Interior drainage systems channel condensate to an evaporation pan near the compressor. If you notice water pooling inside, the drain line may be clogged. Locate the drain opening (usually rear bottom of the interior), then flush it with a turkey baster filled with warm water and a few drops of dish soap. Stubborn clogs may need a flexible drain brush or compressed air.
Temperature calibration can drift over time. Use an appliance thermometer (not the built-in display) placed in a glass of water on the middle shelf for 24 hours. Refrigerators should hold 37°F–38°F, freezers 0°F. If readings are off by more than 2°F, consult the manual for digital control recalibration procedures or contact a service technician.

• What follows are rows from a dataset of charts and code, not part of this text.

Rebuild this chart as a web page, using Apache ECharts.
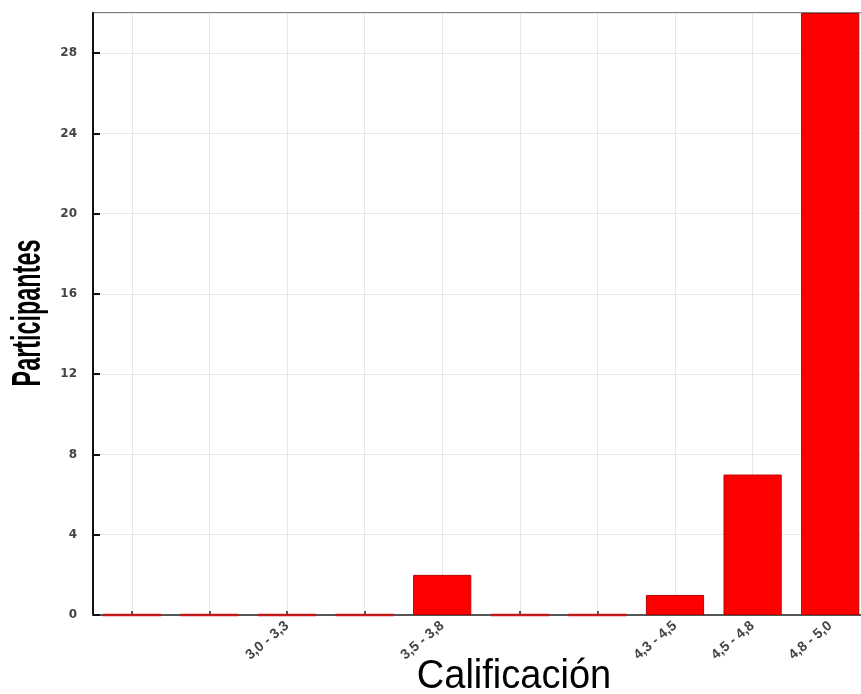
<!DOCTYPE html>
<html>
<head>
<meta charset="utf-8">
<script src="https://cdn.jsdelivr.net/npm/echarts@6/dist/echarts.min.js"></script>
<style>
html,body{margin:0;padding:0;background:#fff;}
#chart{width:861px;height:694px;}
</style>
</head>
<body>
<div id="chart"></div>
<script>
var categories = ['', '', '3,0 - 3,3', '', '3,5 - 3,8', '', '', '4,3 - 4,5', '4,5 - 4,8', '4,8 - 5,0'];
var participantes = [0, 0, 0, 0, 2, 0, 0, 1, 7, 30];
var yTicks = [0, 4, 8, 12, 16, 20, 24, 28];
var yMax = 30;
var xTitle = 'Calificación';
var yTitle = 'Participantes';

var chart = echarts.init(document.getElementById('chart'), null, {renderer: 'canvas'});

var seriesData = participantes.map(function (v) {
  return v === 0 ? {value: v, itemStyle: {borderWidth: 2.5, borderColor: '#c41a1a'}} : v;
});

var option = {
  backgroundColor: '#ffffff',
  animation: false,
  grid: {
    left: 93, top: 13, width: 776, height: 602,
    outerBoundsMode: 'none', containLabel: false,
    show: true, borderColor: '#555', borderWidth: 1.5, backgroundColor: 'transparent'
  },
  xAxis: {
    type: 'category',
    data: categories,
    boundaryGap: true,
    axisLine: {show: true, lineStyle: {color: '#555', width: 2}},
    axisTick: {show: true, inside: true, alignWithLabel: true, length: 4, lineStyle: {color: '#222', width: 1.5}},
    axisLabel: {interval: 0, rotate: 40, margin: 9, fontSize: 14, fontWeight: 'bold', color: '#444', fontFamily: 'Liberation Sans'},
    splitLine: {show: true, alignWithLabel: true, lineStyle: {color: '#e6e6e6', width: 1}}
  },
  yAxis: {
    type: 'value',
    min: 0, max: yMax, interval: 4,
    axisLine: {show: true, lineStyle: {color: '#111', width: 2}},
    axisTick: {show: true, inside: true, length: 7, lineStyle: {color: '#111', width: 2}},
    axisLabel: {
      showMaxLabel: false, margin: 16, fontSize: 12, fontWeight: 'bold', color: '#444', fontFamily: 'DejaVu Sans',
      formatter: function (v) { return yTicks.indexOf(v) >= 0 ? String(v) : ''; }
    },
    splitLine: {show: true, lineStyle: {color: '#e6e6e6', width: 1}}
  },
  series: [{
    type: 'bar',
    data: seriesData,
    barCategoryGap: '25%',
    itemStyle: {color: '#ff0000', borderColor: '#c00000', borderWidth: 1}
  }],
  graphic: [
    {
      type: 'text', x: 29, y: 313, rotation: Math.PI / 2, scaleX: 0.585, scaleY: 1,
      style: {text: yTitle, font: 'bold 40px "Liberation Sans"', fill: '#000', align: 'center', verticalAlign: 'middle'}
    },
    {
      type: 'text', x: 514, y: 677, scaleX: 0.95, scaleY: 1,
      style: {text: xTitle, font: 'normal 40px "Liberation Sans"', fill: '#000', align: 'center', verticalAlign: 'middle'}
    }
  ]
};
chart.setOption(option);
</script>
</body>
</html>
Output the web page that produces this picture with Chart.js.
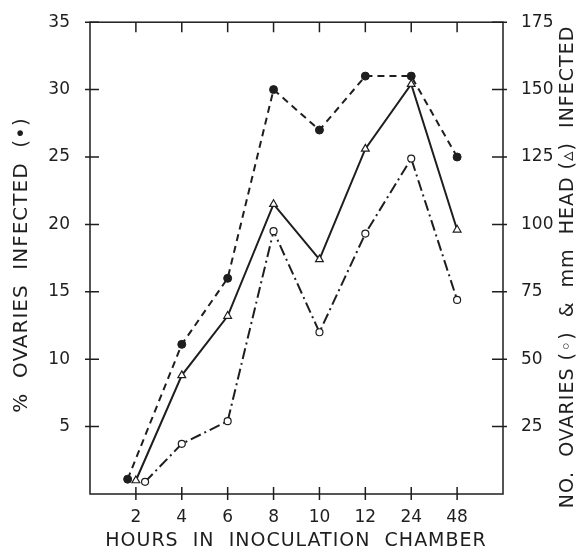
<!DOCTYPE html>
<html>
<head>
<meta charset="utf-8">
<script src="https://cdn.jsdelivr.net/npm/chart.js@4"></script>
<style>
  html, body { margin: 0; padding: 0; background: #fff; }
  #wrap { width: 578px; height: 558px; }
</style>
</head>
<body>
<div id="wrap"><canvas id="chart" width="578" height="558"></canvas></div>
<script>
// hours in inoculation chamber (evenly spaced categories)
const hours = ['2', '4', '6', '8', '10', '12', '24', '48'];
// category slot of each point; at 2 h the three symbols are nudged apart
const dotSlots = [0.82, 2, 3, 4, 5, 6, 7, 8];
const triSlots = [1.0, 2, 3, 4, 5, 6, 7, 8];
const circSlots = [1.2, 2, 3, 4, 5, 6, 7, 8];

// % ovaries infected (filled dots, left axis)
const pctOvaries = [1.1, 11.1, 16, 30, 27, 31, 31, 25];
// mm head infected (triangles, right axis)
const mmHead = [5, 44, 66, 107.5, 87, 128, 152, 98];
// no. ovaries infected (open circles, right axis)
const noOvaries = [4.5, 18.6, 27, 97.5, 60, 96.6, 124.4, 72];

const leftTicks = [5, 10, 15, 20, 25, 30, 35];
const rightTicks = [25, 50, 75, 100, 125, 150, 175];

const ink = '#1e1e1e';
const FONT = '"DejaVu Sans", "Liberation Sans", sans-serif';

function pts(xs, ys) {
    return ys.map((y, i) => ({ x: xs[i], y: y }));
}

const framePlugin = {
    id: 'frame',
    afterDraw(chart) {
        const ctx = chart.ctx;
        const a = chart.chartArea;
        const sx = chart.scales.x, sy = chart.scales.y, sy1 = chart.scales.y1;
        ctx.save();
        ctx.strokeStyle = ink;
        ctx.lineWidth = 1.5;
        ctx.strokeRect(a.left, a.top, a.right - a.left, a.bottom - a.top);

        ctx.beginPath();
        hours.forEach((h, i) => {
            const x = sx.getPixelForValue(i + 1);
            ctx.moveTo(x, a.bottom - 7); ctx.lineTo(x, a.bottom + 6);
            ctx.moveTo(x, a.top); ctx.lineTo(x, a.top + 10);
        });
        leftTicks.forEach(v => {
            const y = sy.getPixelForValue(v);
            ctx.moveTo(a.left - 5, y); ctx.lineTo(a.left + 9, y);
        });
        rightTicks.forEach(v => {
            const y = sy1.getPixelForValue(v);
            ctx.moveTo(a.right - 11, y); ctx.lineTo(a.right + 4, y);
        });
        ctx.stroke();

        // axis titles
        ctx.fillStyle = ink;
        ctx.textAlign = 'center';
        ctx.textBaseline = 'middle';
        if ('letterSpacing' in ctx) ctx.letterSpacing = '1px';

        ctx.font = '19px ' + FONT;
        ctx.fillText('HOURS  IN  INOCULATION  CHAMBER', 296, 541);

        ctx.save();
        ctx.font = '20px ' + FONT;
        ctx.translate(22, 265);
        ctx.rotate(-Math.PI / 2);
        ctx.fillText('%  OVARIES  INFECTED  (•)', 0, 0);
        ctx.restore();

        ctx.save();
        ctx.font = '19px ' + FONT;
        ctx.translate(568, 267);
        ctx.rotate(-Math.PI / 2);
        ctx.fillText('NO.  OVARIES (◦)  &  mm  HEAD (▵)  INFECTED', 0, 0);
        ctx.restore();

        ctx.restore();
    }
};

new Chart(document.getElementById('chart'), {
    type: 'line',
    data: {
        datasets: [
            {
                label: '% ovaries infected',
                data: pts(dotSlots, pctOvaries),
                yAxisID: 'y',
                borderColor: ink,
                borderWidth: 2,
                borderDash: [7, 5],
                pointStyle: 'circle',
                pointRadius: 4,
                pointBackgroundColor: ink,
                pointBorderColor: ink,
                pointBorderWidth: 1
            },
            {
                label: 'mm head infected',
                data: pts(triSlots, mmHead),
                yAxisID: 'y1',
                borderColor: ink,
                borderWidth: 2,
                pointStyle: 'triangle',
                pointRadius: 4.5,
                pointBackgroundColor: '#fff',
                pointBorderColor: ink,
                pointBorderWidth: 1.2
            },
            {
                label: 'no. ovaries infected',
                data: pts(circSlots, noOvaries),
                yAxisID: 'y1',
                borderColor: ink,
                borderWidth: 2,
                borderDash: [11, 4, 2, 4],
                pointStyle: 'circle',
                pointRadius: 3.5,
                pointBackgroundColor: '#fff',
                pointBorderColor: ink,
                pointBorderWidth: 1.2
            }
        ]
    },
    options: {
        responsive: false,
        animation: false,
        layout: { padding: { top: 17, left: 0, right: 0, bottom: 0 } },
        plugins: { legend: { display: false }, tooltip: { enabled: false } },
        scales: {
            x: {
                type: 'linear',
                min: 0,
                max: 9,
                afterBuildTicks: s => { s.ticks = hours.map((h, i) => ({ value: i + 1 })); },
                afterFit: s => { s.height = 64; },
                grid: { display: false },
                border: { display: false },
                ticks: {
                    padding: 5,
                    color: ink,
                    font: { family: FONT, size: 17 },
                    maxRotation: 0,
                    callback: v => hours[v - 1]
                }
            },
            y: {
                position: 'left',
                min: 0,
                max: 35,
                afterBuildTicks: s => { s.ticks = leftTicks.map(v => ({ value: v })); },
                afterFit: s => { s.width = 90; },
                grid: { display: false },
                border: { display: false },
                ticks: {
                    padding: 12,
                    color: ink,
                    font: { family: FONT, size: 17 }
                }
            },
            y1: {
                position: 'right',
                min: 0,
                max: 175,
                afterBuildTicks: s => { s.ticks = rightTicks.map(v => ({ value: v })); },
                afterFit: s => { s.width = 75; },
                grid: { display: false },
                border: { display: false },
                ticks: {
                    padding: 10,
                    color: ink,
                    font: { family: FONT, size: 17 }
                }
            }
        }
    },
    plugins: [framePlugin]
});
</script>
</body>
</html>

Defrost cycles on freezer models are automatic, but frost buildup on evaporator coils can still occur if the door seal fails or the defrost heater malfunctions. Excessive frost reduces airflow and efficiency. If you see more than a thin layer, investigate the door seal first, then consider a service call.
For outdoor or marine-grade units, rinse the exterior with fresh water quarterly to remove salt or chemical residues that accelerate corrosion, even on stainless steel.
Safety note: Always unplug the unit before performing any maintenance that involves reaching into mechanical areas or removing panels. Wear cut-resistant gloves when handling sheet metal edges inside the cabinet.
Conclusion
Perlick refrigerators deliver commercial-grade performance in residential packages, but they’re not plug-and-play appliances. Proper planning during installation and consistent maintenance routines are non-negotiable for getting your money’s worth. If you’re upgrading to built-in refrigeration or need secondary cooling that matches the durability of professional kitchens, Perlick’s engineering justifies the premium, just make sure your space, electrical, and maintenance plan are dialed in before the unit arrives.